What comes to mind when you think of waves?

Hopefully it’s something nice. While the average Australian knows how it feels to be mercilessly dunked while swimming in the ocean, for example, everyone still seems to be a fan of swimming at the coast. Some of us (though not me, alas) even learn to ride the waves instead of being dragged by them along sandbars.

Personally, however, I’m not sure whether my ocean-based connotations are ‘right’. Sometimes I wonder whether bilingualism has wired my mind into a permanent tangle, lines of associations as crisscrossed as basketweave.

When I was little and learning to write, sometimes I would use French words in the place of English words and vice-versa, believing they shared the same meaning; cross-linguistic synonyms, essentially. Granted, this often didn’t make much difference, ocean being océan, for instance. Yet for a short time, waves were ‘vagues’ – des vagues – and sometimes I wonder whether this mixture of language has changed the way my mind personifies the sea.

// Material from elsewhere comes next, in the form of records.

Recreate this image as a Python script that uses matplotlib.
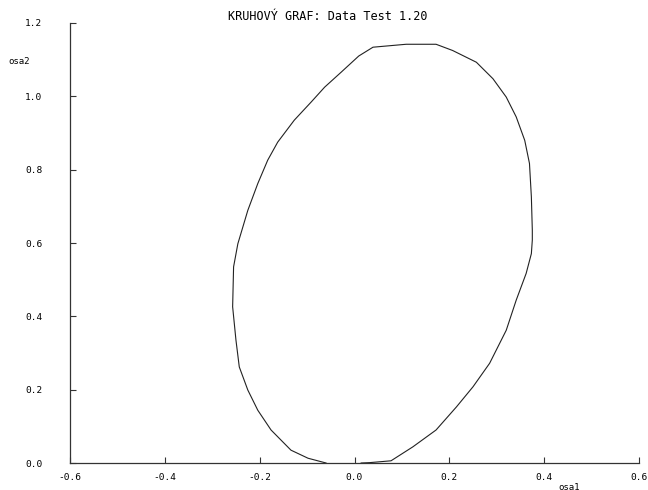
# Kruhovy graf - uzavrena krivka z namerenych bodu
import numpy as np
import matplotlib.pyplot as plt

# Body krivky (osa1, osa2), od pocatku proti smeru hodin
osa1 = [0.014, 0.032, 0.077, 0.123, 0.172, 0.215, 0.250, 0.285, 0.320, 0.341,
        0.362, 0.373, 0.375, 0.375, 0.373, 0.369, 0.359, 0.341, 0.320, 0.292,
        0.257, 0.207, 0.172, 0.109, 0.039, 0.009, -0.028, -0.063, -0.091,
        -0.127, -0.162, -0.183, -0.204, -0.225, -0.246, -0.255, -0.257,
        -0.250, -0.243, -0.225, -0.204, -0.176, -0.134, -0.098, -0.060]
osa2 = [0.000, 0.001, 0.006, 0.044, 0.090, 0.153, 0.208, 0.272, 0.362, 0.444,
        0.517, 0.571, 0.608, 0.635, 0.726, 0.817, 0.880, 0.944, 0.998, 1.048,
        1.093, 1.125, 1.142, 1.142, 1.134, 1.110, 1.066, 1.025, 0.985,
        0.935, 0.875, 0.826, 0.762, 0.689, 0.598, 0.535, 0.426,
        0.335, 0.262, 0.199, 0.144, 0.090, 0.035, 0.013, 0.000]

xticks = [-0.6, -0.4, -0.2, 0.0, 0.2, 0.4, 0.6]
yticks = [0.0, 0.2, 0.4, 0.6, 0.8, 1.0, 1.2]

plt.rcParams['font.family'] = 'DejaVu Sans Mono'
plt.rcParams['axes.unicode_minus'] = False

fig = plt.figure(figsize=(6.48, 4.9), dpi=100)
ax = fig.add_axes([70 / 648, 1 - 463 / 490, 569 / 648, 440 / 490])

# Krivka
ax.plot(osa1, osa2, color='#222222', linewidth=0.8)

ax.set_xlim(-0.6, 0.6)
ax.set_ylim(0.0, 1.2)
ax.set_xticks(xticks)
ax.set_yticks(yticks)
ax.set_xticklabels(["{0:.1f}".format(v) for v in xticks])
ax.set_yticklabels(["{0:.1f}".format(v) for v in yticks])
ax.tick_params(direction='in', length=4, width=0.8, color='#333333', labelsize=6.8)
ax.tick_params(axis='y', pad=20)
ax.tick_params(axis='x', pad=7)

# Jen leva a spodni osa
for s in ['top', 'right']:
    ax.spines[s].set_visible(False)
for s in ['left', 'bottom']:
    ax.spines[s].set_color('#333333')
    ax.spines[s].set_linewidth(0.9)

# Popisky os a nadpis
fig.text(558 / 648, 1 - 487 / 490, "osa1", fontsize=6.5, va='center', ha='left')
fig.text(8 / 648, 1 - 61 / 490, "osa2", fontsize=6.5, va='center', ha='left')
fig.text(328 / 648, 1 - 17 / 490, "KRUHOVÝ GRAF: Data Test 1.20", fontsize=8.5,
         ha='center', va='center')

fig.savefig("out.png", dpi=100)
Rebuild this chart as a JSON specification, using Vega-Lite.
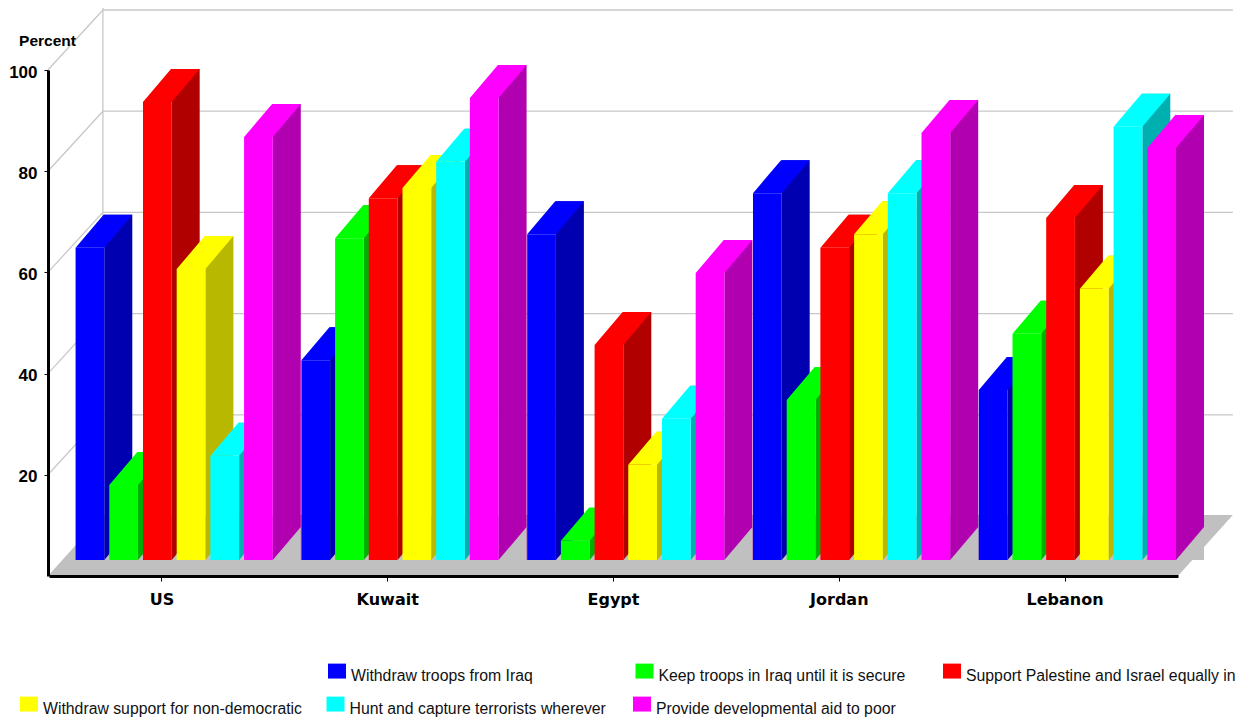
{
  "$schema": "https://vega.github.io/schema/vega-lite/v6.json",
  "width": 1129,
  "height": 506,
  "autosize": "none",
  "padding": {"left": 49, "top": 70, "right": 72, "bottom": 145},
  "background": "#ffffff",
  "view": {"stroke": null},
  "datasets": {
    "survey": [
      {"country": "US", "policy": "Withdraw troops from Iraq", "percent": 61.7},
      {"country": "US", "policy": "Keep troops in Iraq until it is secure", "percent": 14.8},
      {"country": "US", "policy": "Support Palestine and Israel equally in", "percent": 90.5},
      {"country": "US", "policy": "Withdraw support for non-democratic", "percent": 57.5},
      {"country": "US", "policy": "Hunt and capture terrorists wherever", "percent": 20.6},
      {"country": "US", "policy": "Provide developmental aid to poor", "percent": 83.6},
      {"country": "Kuwait", "policy": "Withdraw troops from Iraq", "percent": 39.5},
      {"country": "Kuwait", "policy": "Keep troops in Iraq until it is secure", "percent": 63.6},
      {"country": "Kuwait", "policy": "Support Palestine and Israel equally in", "percent": 71.5},
      {"country": "Kuwait", "policy": "Withdraw support for non-democratic", "percent": 73.5},
      {"country": "Kuwait", "policy": "Hunt and capture terrorists wherever", "percent": 78.7},
      {"country": "Kuwait", "policy": "Provide developmental aid to poor", "percent": 91.3},
      {"country": "Egypt", "policy": "Withdraw troops from Iraq", "percent": 64.4},
      {"country": "Egypt", "policy": "Keep troops in Iraq until it is secure", "percent": 3.8},
      {"country": "Egypt", "policy": "Support Palestine and Israel equally in", "percent": 42.5},
      {"country": "Egypt", "policy": "Withdraw support for non-democratic", "percent": 18.8},
      {"country": "Egypt", "policy": "Hunt and capture terrorists wherever", "percent": 27.9},
      {"country": "Egypt", "policy": "Provide developmental aid to poor", "percent": 56.7},
      {"country": "Jordan", "policy": "Withdraw troops from Iraq", "percent": 72.5},
      {"country": "Jordan", "policy": "Keep troops in Iraq until it is secure", "percent": 31.6},
      {"country": "Jordan", "policy": "Support Palestine and Israel equally in", "percent": 61.7},
      {"country": "Jordan", "policy": "Withdraw support for non-democratic", "percent": 64.4},
      {"country": "Jordan", "policy": "Hunt and capture terrorists wherever", "percent": 72.5},
      {"country": "Jordan", "policy": "Provide developmental aid to poor", "percent": 84.4},
      {"country": "Lebanon", "policy": "Withdraw troops from Iraq", "percent": 33.6},
      {"country": "Lebanon", "policy": "Keep troops in Iraq until it is secure", "percent": 44.7},
      {"country": "Lebanon", "policy": "Support Palestine and Israel equally in", "percent": 67.6},
      {"country": "Lebanon", "policy": "Withdraw support for non-democratic", "percent": 53.6},
      {"country": "Lebanon", "policy": "Hunt and capture terrorists wherever", "percent": 85.6},
      {"country": "Lebanon", "policy": "Provide developmental aid to poor", "percent": 81.4}
    ],
    "gridTicks": [
      {"country": "US", "percent": 20},
      {"country": "US", "percent": 40},
      {"country": "US", "percent": 60},
      {"country": "US", "percent": 80},
      {"country": "US", "percent": 100}
    ],
    "origin": [
      {"country": "US", "percent": 0}
    ]
  },
  "resolve": {"scale": {"color": "independent"}},
  "encoding": {
    "x": {
      "field": "country",
      "type": "nominal",
      "sort": null,
      "scale": {"domain": ["US", "Kuwait", "Egypt", "Jordan", "Lebanon"], "paddingInner": 0.1045, "paddingOuter": 0.0522},
      "axis": {
        "title": null,
        "zindex": 2,
        "labelAngle": 0,
        "labelFont": "DejaVu Sans",
        "labelFontWeight": "bold",
        "labelFontSize": 16,
        "labelColor": "#000000",
        "labelPadding": 10,
        "tickColor": "#000000",
        "tickSize": 5,
        "tickWidth": 1,
        "domainColor": "#000000",
        "domainWidth": 3,
        "grid": false
      }
    },
    "y": {
      "field": "percent",
      "type": "quantitative",
      "stack": null,
      "scale": {"domain": [0, 100], "nice": false},
      "axis": {
        "values": [20, 40, 60, 80, 100],
        "title": "Percent",
        "titleAngle": 0,
        "titleX": -1,
        "titleY": -30,
        "titleAlign": "center",
        "titleBaseline": "middle",
        "titleFont": "Liberation Sans",
        "titleFontWeight": "bold",
        "titleFontSize": 15.5,
        "titleColor": "#000000",
        "zindex": 2,
        "offset": 1,
        "labelFont": "Liberation Sans",
        "labelFontWeight": "bold",
        "labelFontSize": 17,
        "labelColor": "#000000",
        "labelPadding": 7,
        "labelOffset": 2,
        "tickColor": "#000000",
        "tickSize": 4,
        "tickWidth": 1,
        "domainColor": "#000000",
        "domainWidth": 3,
        "grid": false
      }
    }
  },
  "layer": [
    {
      "data": {"name": "gridTicks"},
      "mark": {"type": "point", "filled": false, "opacity": 1, "size": 4, "stroke": "#c8c8c8", "strokeWidth": 1.3, "shape": "M-114 0L-59 -60H1071"}
    },
    {
      "data": {"name": "origin"},
      "mark": {"type": "point", "filled": false, "opacity": 1, "size": 4, "stroke": "#c8c8c8", "strokeWidth": 1.3, "shape": "M-59 -568V-60"}
    },
    {
      "data": {"name": "origin"},
      "mark": {"type": "point", "filled": true, "opacity": 1, "size": 4, "fill": "#c0c0c0", "shape": "M-114 0H1016L1071 -61H-59Z"}
    },
    {
      "data": {"name": "survey"},
      "resolve": {"scale": {"color": "independent", "xOffset": "independent"}},
      "layer": [
        {
          "mark": {"type": "bar", "width": 28, "yOffset": -49, "y2Offset": -16},
          "encoding": {
            "xOffset": {
              "field": "policy",
              "type": "nominal",
              "sort": null,
              "scale": {
                "type": "band",
                "domain": ["Withdraw troops from Iraq", "Keep troops in Iraq until it is secure", "Support Palestine and Israel equally in", "Withdraw support for non-democratic", "Hunt and capture terrorists wherever", "Provide developmental aid to poor"],
                "range": [40.65, 242.85],
                "paddingInner": 0.148,
                "paddingOuter": 0.074
              }
            },
            "y2": {"datum": 0},
            "color": {
              "field": "policy",
              "type": "nominal",
              "legend": null,
              "scale": {
                "domain": ["Withdraw troops from Iraq", "Keep troops in Iraq until it is secure", "Support Palestine and Israel equally in", "Withdraw support for non-democratic", "Hunt and capture terrorists wherever", "Provide developmental aid to poor"],
                "range": ["#0000b0", "#00b000", "#b00000", "#b8b800", "#00b0b0", "#b000b0"]
              }
            }
          }
        },
        {
          "mark": {"type": "point", "filled": true, "opacity": 1, "size": 4, "fill": "#c0c0c0", "yOffset": -16, "shape": "M14.35 0H42.35V-33Z"},
          "encoding": {
            "xOffset": {
              "field": "policy",
              "type": "nominal",
              "sort": null,
              "scale": {
                "type": "band",
                "domain": ["Withdraw troops from Iraq", "Keep troops in Iraq until it is secure", "Support Palestine and Israel equally in", "Withdraw support for non-democratic", "Hunt and capture terrorists wherever", "Provide developmental aid to poor"],
                "range": [12.3, 214.5],
                "paddingInner": 0.148,
                "paddingOuter": 0.074
              }
            },
            "y": {"datum": 0}
          }
        },
        {
          "mark": {"type": "point", "filled": true, "opacity": 1, "size": 4, "yOffset": -16, "shape": "M-14.35 0H14.35L42.35 -33H13.65Z"},
          "encoding": {
            "xOffset": {
              "field": "policy",
              "type": "nominal",
              "sort": null,
              "scale": {
                "type": "band",
                "domain": ["Withdraw troops from Iraq", "Keep troops in Iraq until it is secure", "Support Palestine and Israel equally in", "Withdraw support for non-democratic", "Hunt and capture terrorists wherever", "Provide developmental aid to poor"],
                "range": [12.3, 214.5],
                "paddingInner": 0.148,
                "paddingOuter": 0.074
              }
            },
            "color": {
              "field": "policy",
              "type": "nominal",
              "legend": null,
              "scale": {
                "domain": ["Withdraw troops from Iraq", "Keep troops in Iraq until it is secure", "Support Palestine and Israel equally in", "Withdraw support for non-democratic", "Hunt and capture terrorists wherever", "Provide developmental aid to poor"],
                "range": ["#0000ff", "#00ff00", "#ff0000", "#ffff00", "#00ffff", "#ff00ff"]
              }
            }
          }
        },
        {
          "transform": [{"filter": {"field": "policy", "oneOf": ["Withdraw troops from Iraq", "Keep troops in Iraq until it is secure", "Support Palestine and Israel equally in"]}}],
          "mark": {"type": "bar", "yOffset": -16, "y2Offset": -16},
          "encoding": {
            "xOffset": {
              "field": "policy",
              "type": "nominal",
              "sort": null,
              "scale": {
                "type": "band",
                "domain": ["Withdraw troops from Iraq", "Keep troops in Iraq until it is secure", "Support Palestine and Israel equally in", "Withdraw support for non-democratic", "Hunt and capture terrorists wherever", "Provide developmental aid to poor"],
                "range": [12.3, 214.5],
                "paddingInner": 0.148,
                "paddingOuter": 0.074
              }
            },
            "y2": {"datum": 0},
            "color": {
              "field": "policy",
              "type": "nominal",
              "scale": {
                "domain": ["Withdraw troops from Iraq", "Keep troops in Iraq until it is secure", "Support Palestine and Israel equally in"],
                "range": ["#0000ff", "#00ff00", "#ff0000"]
              },
              "legend": {
                "title": null,
                "orient": "none",
                "legendX": 279,
                "legendY": 590,
                "padding": 0,
                "columns": 3,
                "gridAlign": "all",
                "columnPadding": 14.5,
                "symbolType": "M-1 -0.61H1V1.05H-1Z",
                "symbolSize": 324,
                "symbolStrokeWidth": 0,
                "labelFont": "Liberation Sans",
                "labelFontSize": 15.8,
                "labelColor": "#111111",
                "labelLimit": 400,
                "labelOffset": 5,
                "labelBaseline": "top"
              }
            }
          }
        },
        {
          "transform": [{"filter": {"field": "policy", "oneOf": ["Withdraw support for non-democratic", "Hunt and capture terrorists wherever", "Provide developmental aid to poor"]}}],
          "mark": {"type": "bar", "yOffset": -16, "y2Offset": -16},
          "encoding": {
            "xOffset": {
              "field": "policy",
              "type": "nominal",
              "sort": null,
              "scale": {
                "type": "band",
                "domain": ["Withdraw troops from Iraq", "Keep troops in Iraq until it is secure", "Support Palestine and Israel equally in", "Withdraw support for non-democratic", "Hunt and capture terrorists wherever", "Provide developmental aid to poor"],
                "range": [12.3, 214.5],
                "paddingInner": 0.148,
                "paddingOuter": 0.074
              }
            },
            "y2": {"datum": 0},
            "color": {
              "field": "policy",
              "type": "nominal",
              "scale": {
                "domain": ["Withdraw support for non-democratic", "Hunt and capture terrorists wherever", "Provide developmental aid to poor"],
                "range": ["#ffff00", "#00ffff", "#ff00ff"]
              },
              "legend": {
                "title": null,
                "orient": "none",
                "legendX": -29,
                "legendY": 623,
                "padding": 0,
                "columns": 3,
                "gridAlign": "all",
                "columnPadding": 24.5,
                "symbolType": "M-1 -0.61H1V1.05H-1Z",
                "symbolSize": 324,
                "symbolStrokeWidth": 0,
                "labelFont": "Liberation Sans",
                "labelFontSize": 15.8,
                "labelColor": "#111111",
                "labelLimit": 400,
                "labelOffset": 5,
                "labelBaseline": "top"
              }
            }
          }
        }
      ]
    }
  ]
}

Part of me likes to think of it as a dotty sort of creature (though not merely in the sense that it is dotted with fish), sloshing around the boundaries of landmasses like some vacant, faintly drunk individual hovering at a party’s edges. Creeping forward, tapping a shoulder, and then panicking and retreating at speed. Prone to the occasional outburst, but mostly pretty easy-going, smooth-sailing; not harboring malicious intent. Vague.

The ‘vagaries’ of language-learning themselves technically come from the Italian word vagare, meaning to wander – not unlike what waves and currents do, incidentally. Language links can seem endless even when they have no etymological foundations. Minds can be gifted at spotting coincidental similarities.

My experiences of bilingualism are undoubtedly common. Indeed, perhaps it is an inherent quality of bilingualism, when people learn multiple languages and concepts at the same time, that this leads to different meandering paths of connotations and understanding.

Who knows?

I confess I don’t – while I’d love to learn more about bilingualism and the formation of concepts and connotations, I imagine such a field is highly qualitative and difficult to measure. It could take some research to find a study offering answers to these questions.

In the meantime, therefore, I’ll simply wave away vagaries, slap down a coaster, and stir ripples in my mug of tea instead of writing my thesis.

I hope you enjoy the pictures of vagues!